Expectations running high for a repo rate cut on Thursday

With GDP growth touching a 17-quarter low of 5.8 per cent in Q4 FY19, market watchers even anticipate a change in policy stance to accommodative. Currently, it’s set at neutral.
The RBI’s Monetary Policy Committee is expected to announce a rate cut
The RBI’s Monetary Policy Committee is expected to announce a rate cut

Expectations are high that the Reserve Bank of India will reduce rates in its forthcoming policy review on Thursday by at least 25 basis points (bps). With GDP growth touching a 17-quarter low of 5.8 per cent in Q4 FY19, market watchers even anticipate a change in policy stance to accommodative. Currently, it’s set at neutral.

“This (change in stance) would be essentially driven by a broad-based slowdown in economic momentum in recent months, modest improvement in liquidity conditions (credit-deposit ratio, corporate bond spreads) — but far from normal and inflation dynamics, which remain benign,” said brokerage Edelweiss Research.

It added that with the global economy slowing, western central banks also turned slightly dovish, particularly the Fed. “Thus, a rate cut by the RBI is highly likely, and may not be the last one in our view,” the agency noted.

What’s perhaps more important is ensuring quick transmission of policy rates given that the last two rate cuts hardly were passed on to end customers. While G-Sec yields have surely eased, the credit-deposit ratio in the banking system still remains elevated and corporate bond spreads have eased only modestly from their recent highs. The tight liquidity, in our view, is partially the result of high growth in currency in circulation and lingering risk aversion among NBFCs. Hence, it is critical that the RBI keeps up durable liquidity injections.

“Liquidity woes in banking system are far from over. The silver lining in this the expectation of government spending, this is likely to reduce the liquidity deficit in the system. Also the currency in circulation which had shown sharp spikes due to elections, is also likely to gradually recede, impacting liquidity favourably,” noted Lakshmi Iyer, Chief Investment Officer (Debt) & Head Products, Kotak Mahindra Asset Management Company.

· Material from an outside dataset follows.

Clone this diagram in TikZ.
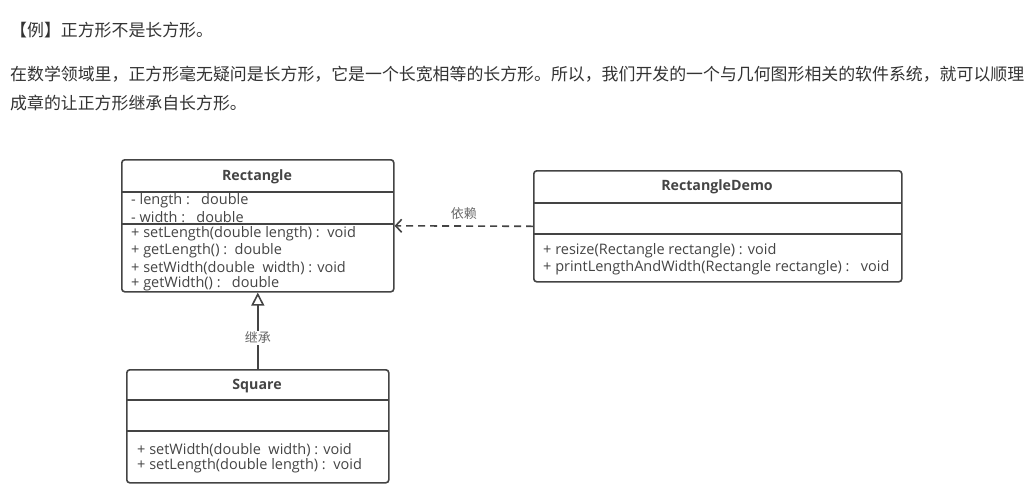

She added that given the global as also domestic scenario, the MPC may well choose to gratify the markets with a benchmark rate cut. What is more important for markets is the MPC guidance. As for inflation, it remains benign both in terms of headline number and its underlying dynamics. Retail inflation picked up steam last month, which some consider it as a reflection of normalisation of unusually low food inflation, while core inflation eased.

Global trade and industrial activity is clearly slowing while the Fed and ECB and other central banks have given up tightening and turned marginally dovish, which leaves room for emerging market central banks including India to cut rates, said Edelweiss.